*WHAT YOU NEED TO DO*.
Take every line from the listing below that includes "matplotlib" and copy it.
--- Begin RAW DATA ---
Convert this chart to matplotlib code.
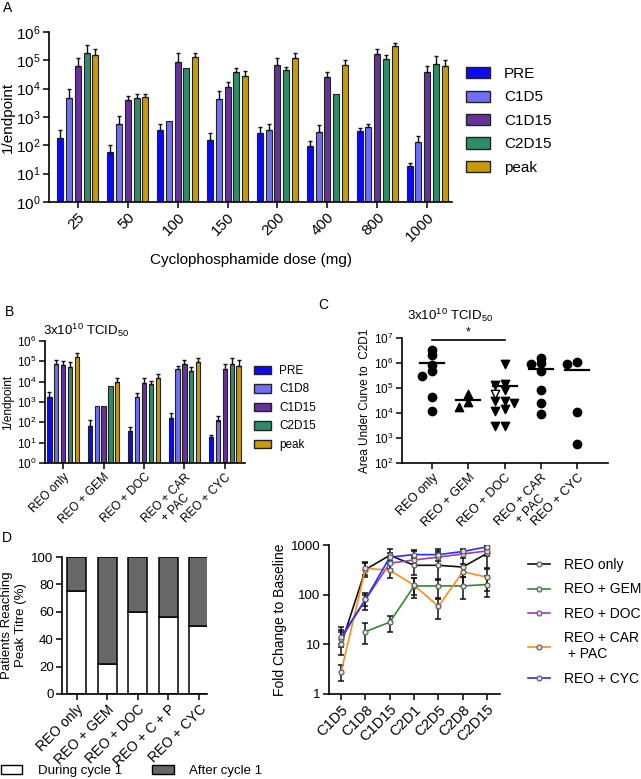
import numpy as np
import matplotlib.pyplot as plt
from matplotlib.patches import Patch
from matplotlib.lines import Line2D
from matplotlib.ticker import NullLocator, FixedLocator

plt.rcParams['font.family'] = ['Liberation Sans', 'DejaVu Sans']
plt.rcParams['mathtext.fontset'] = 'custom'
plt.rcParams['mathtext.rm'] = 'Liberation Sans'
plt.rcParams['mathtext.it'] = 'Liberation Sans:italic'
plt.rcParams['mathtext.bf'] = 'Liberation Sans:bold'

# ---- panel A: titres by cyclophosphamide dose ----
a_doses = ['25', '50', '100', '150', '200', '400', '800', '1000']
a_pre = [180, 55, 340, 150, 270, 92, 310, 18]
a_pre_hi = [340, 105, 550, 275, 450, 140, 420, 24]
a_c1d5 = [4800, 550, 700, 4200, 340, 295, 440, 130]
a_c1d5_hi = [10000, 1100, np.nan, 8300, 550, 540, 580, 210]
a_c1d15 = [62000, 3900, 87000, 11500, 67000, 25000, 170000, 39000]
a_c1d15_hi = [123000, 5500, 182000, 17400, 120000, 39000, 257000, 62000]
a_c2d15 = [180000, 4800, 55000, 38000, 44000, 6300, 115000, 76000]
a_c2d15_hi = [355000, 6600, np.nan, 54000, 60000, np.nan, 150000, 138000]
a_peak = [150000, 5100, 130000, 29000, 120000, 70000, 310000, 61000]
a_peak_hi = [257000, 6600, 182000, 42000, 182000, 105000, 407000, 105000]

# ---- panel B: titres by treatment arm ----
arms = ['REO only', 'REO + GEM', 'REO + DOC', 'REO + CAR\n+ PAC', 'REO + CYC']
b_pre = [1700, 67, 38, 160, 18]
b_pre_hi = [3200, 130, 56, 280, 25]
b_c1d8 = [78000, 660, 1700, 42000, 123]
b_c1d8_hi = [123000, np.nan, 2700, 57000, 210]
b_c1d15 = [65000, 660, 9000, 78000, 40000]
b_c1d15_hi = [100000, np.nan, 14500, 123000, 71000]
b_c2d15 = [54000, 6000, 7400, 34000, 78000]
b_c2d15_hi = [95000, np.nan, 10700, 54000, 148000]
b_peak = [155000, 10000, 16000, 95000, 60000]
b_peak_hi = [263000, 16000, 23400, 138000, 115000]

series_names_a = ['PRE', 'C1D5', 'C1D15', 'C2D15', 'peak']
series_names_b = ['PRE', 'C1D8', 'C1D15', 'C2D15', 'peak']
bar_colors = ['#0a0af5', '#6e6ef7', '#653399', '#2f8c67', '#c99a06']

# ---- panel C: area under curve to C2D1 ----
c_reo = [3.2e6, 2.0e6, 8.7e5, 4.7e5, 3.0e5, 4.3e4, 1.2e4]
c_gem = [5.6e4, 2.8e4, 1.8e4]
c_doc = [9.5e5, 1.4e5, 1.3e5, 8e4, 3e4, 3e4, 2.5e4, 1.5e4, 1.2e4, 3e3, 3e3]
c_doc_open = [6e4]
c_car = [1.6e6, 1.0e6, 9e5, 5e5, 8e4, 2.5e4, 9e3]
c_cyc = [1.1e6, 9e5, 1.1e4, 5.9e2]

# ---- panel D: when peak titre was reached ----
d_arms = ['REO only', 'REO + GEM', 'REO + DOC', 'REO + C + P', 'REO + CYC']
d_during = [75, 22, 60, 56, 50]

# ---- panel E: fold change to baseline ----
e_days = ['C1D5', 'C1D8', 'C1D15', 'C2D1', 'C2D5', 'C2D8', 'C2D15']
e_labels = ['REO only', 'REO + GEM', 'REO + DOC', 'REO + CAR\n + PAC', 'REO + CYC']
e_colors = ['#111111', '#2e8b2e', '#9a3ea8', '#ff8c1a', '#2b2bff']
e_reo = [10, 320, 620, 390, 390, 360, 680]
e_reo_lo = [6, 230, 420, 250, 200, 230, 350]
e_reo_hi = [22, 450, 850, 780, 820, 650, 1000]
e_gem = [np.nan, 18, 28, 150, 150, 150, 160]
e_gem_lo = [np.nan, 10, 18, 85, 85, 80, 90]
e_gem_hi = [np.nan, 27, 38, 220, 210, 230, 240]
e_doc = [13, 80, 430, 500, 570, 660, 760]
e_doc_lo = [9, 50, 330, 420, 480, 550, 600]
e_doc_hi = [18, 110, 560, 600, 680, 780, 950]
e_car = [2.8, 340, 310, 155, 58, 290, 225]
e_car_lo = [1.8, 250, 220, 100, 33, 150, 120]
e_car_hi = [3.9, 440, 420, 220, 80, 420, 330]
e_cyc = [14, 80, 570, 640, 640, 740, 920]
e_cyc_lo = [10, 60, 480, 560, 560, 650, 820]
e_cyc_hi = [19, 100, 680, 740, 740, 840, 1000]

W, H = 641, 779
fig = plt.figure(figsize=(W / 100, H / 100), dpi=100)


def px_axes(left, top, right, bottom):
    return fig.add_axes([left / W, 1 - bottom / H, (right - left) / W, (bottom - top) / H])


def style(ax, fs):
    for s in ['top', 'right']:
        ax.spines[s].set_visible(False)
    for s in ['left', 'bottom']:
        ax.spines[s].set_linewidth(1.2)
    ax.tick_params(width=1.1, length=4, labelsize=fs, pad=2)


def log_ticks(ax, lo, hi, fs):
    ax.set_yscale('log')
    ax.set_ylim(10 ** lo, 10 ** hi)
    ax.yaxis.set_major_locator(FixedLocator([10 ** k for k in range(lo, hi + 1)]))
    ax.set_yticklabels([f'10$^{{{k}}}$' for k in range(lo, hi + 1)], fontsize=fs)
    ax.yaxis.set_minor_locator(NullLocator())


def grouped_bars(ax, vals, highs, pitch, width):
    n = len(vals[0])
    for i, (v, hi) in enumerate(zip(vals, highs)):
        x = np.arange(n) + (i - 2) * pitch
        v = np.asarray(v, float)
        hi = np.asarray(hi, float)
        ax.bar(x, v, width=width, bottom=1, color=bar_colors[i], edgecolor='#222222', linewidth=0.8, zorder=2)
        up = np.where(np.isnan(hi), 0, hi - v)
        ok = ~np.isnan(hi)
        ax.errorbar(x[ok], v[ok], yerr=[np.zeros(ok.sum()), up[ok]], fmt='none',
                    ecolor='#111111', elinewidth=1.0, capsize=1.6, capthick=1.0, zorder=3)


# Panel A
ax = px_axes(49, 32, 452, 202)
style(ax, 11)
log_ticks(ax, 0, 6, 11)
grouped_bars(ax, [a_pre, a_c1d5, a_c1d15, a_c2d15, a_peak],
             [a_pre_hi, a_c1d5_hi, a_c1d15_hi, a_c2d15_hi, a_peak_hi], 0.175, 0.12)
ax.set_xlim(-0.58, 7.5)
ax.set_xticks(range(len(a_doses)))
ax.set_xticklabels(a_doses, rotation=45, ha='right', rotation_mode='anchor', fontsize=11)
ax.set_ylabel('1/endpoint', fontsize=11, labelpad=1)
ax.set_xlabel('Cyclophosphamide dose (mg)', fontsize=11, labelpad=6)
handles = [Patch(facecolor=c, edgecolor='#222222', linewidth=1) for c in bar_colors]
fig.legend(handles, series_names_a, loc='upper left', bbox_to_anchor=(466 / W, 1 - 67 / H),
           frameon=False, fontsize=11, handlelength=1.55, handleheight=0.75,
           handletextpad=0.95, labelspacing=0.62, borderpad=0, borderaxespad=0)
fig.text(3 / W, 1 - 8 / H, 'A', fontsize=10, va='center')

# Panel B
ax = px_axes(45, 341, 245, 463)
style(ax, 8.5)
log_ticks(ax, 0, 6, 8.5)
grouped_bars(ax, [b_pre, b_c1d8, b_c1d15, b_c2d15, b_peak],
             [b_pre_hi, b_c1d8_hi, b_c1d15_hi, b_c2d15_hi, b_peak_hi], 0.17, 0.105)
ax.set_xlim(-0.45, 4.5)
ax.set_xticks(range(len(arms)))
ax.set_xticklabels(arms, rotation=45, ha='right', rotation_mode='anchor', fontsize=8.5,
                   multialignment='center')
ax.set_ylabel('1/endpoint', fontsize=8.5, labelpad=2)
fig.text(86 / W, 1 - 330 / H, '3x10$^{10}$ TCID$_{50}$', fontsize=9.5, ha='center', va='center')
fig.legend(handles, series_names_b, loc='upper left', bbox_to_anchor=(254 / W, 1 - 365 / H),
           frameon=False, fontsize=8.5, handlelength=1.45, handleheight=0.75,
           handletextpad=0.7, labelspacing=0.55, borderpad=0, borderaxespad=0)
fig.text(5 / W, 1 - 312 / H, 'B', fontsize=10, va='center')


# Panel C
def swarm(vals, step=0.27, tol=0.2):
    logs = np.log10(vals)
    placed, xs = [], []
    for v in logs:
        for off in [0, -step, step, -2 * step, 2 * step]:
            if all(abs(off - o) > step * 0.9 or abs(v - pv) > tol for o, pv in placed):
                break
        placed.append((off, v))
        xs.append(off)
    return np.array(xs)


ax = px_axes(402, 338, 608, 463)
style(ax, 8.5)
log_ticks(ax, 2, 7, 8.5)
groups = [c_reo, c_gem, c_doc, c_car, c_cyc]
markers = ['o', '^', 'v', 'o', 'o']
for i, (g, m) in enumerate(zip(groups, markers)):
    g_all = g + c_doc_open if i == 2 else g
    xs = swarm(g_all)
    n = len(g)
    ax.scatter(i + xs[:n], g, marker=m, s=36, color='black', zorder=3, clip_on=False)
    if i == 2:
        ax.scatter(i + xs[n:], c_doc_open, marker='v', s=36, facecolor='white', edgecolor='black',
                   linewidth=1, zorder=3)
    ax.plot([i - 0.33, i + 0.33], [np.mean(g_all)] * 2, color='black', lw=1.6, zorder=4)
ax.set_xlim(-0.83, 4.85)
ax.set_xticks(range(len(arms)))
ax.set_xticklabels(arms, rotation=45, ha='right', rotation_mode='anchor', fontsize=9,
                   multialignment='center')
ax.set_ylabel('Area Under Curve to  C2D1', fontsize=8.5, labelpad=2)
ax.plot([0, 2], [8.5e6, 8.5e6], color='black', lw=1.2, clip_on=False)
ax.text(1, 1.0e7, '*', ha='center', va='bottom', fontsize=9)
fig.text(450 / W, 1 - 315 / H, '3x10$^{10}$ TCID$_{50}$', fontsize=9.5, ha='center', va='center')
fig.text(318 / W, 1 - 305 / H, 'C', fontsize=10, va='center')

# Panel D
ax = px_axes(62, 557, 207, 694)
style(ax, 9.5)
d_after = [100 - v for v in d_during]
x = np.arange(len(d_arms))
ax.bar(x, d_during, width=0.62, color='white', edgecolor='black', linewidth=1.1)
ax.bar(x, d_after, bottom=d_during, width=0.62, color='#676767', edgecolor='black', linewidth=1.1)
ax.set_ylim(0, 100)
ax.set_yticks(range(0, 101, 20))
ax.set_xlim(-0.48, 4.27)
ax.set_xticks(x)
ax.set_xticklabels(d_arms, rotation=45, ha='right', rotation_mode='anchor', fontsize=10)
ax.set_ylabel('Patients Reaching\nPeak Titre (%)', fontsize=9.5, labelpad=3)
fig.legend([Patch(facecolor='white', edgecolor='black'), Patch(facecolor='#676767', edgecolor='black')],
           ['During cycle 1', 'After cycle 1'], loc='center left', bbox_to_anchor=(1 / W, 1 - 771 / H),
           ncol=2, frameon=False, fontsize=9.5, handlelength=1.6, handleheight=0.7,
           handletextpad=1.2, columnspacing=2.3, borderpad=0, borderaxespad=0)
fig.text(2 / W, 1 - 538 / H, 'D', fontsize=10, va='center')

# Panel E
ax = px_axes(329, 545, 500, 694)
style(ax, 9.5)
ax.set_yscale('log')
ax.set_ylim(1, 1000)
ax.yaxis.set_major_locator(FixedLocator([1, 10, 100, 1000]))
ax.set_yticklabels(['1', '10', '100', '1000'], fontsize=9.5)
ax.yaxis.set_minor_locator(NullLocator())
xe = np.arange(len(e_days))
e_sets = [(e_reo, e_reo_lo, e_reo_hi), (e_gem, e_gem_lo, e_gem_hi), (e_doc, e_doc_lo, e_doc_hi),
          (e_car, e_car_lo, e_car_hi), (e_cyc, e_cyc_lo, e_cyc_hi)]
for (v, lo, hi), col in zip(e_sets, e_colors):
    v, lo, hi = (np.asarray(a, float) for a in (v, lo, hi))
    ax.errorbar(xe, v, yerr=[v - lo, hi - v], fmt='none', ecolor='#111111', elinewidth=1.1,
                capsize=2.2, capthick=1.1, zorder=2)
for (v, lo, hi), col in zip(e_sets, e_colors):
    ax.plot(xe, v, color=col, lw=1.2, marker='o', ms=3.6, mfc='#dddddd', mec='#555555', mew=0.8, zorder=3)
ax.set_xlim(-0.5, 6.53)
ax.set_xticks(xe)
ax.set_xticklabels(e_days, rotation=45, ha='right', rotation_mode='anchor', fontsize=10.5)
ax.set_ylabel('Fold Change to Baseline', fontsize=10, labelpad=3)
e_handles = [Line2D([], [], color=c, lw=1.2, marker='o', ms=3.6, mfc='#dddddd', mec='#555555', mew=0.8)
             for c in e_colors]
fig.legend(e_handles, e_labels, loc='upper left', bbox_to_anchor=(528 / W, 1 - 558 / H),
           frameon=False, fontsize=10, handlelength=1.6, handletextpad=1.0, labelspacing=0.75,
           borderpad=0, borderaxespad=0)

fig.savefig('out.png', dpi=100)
--- End RAW DATA ---
*WRITTEN RESPONSE*.
Convert this chart to matplotlib code.
import matplotlib.pyplot as plt
from matplotlib.patches import Patch
from matplotlib.lines import Line2D
from matplotlib.ticker import NullLocator, FixedLocator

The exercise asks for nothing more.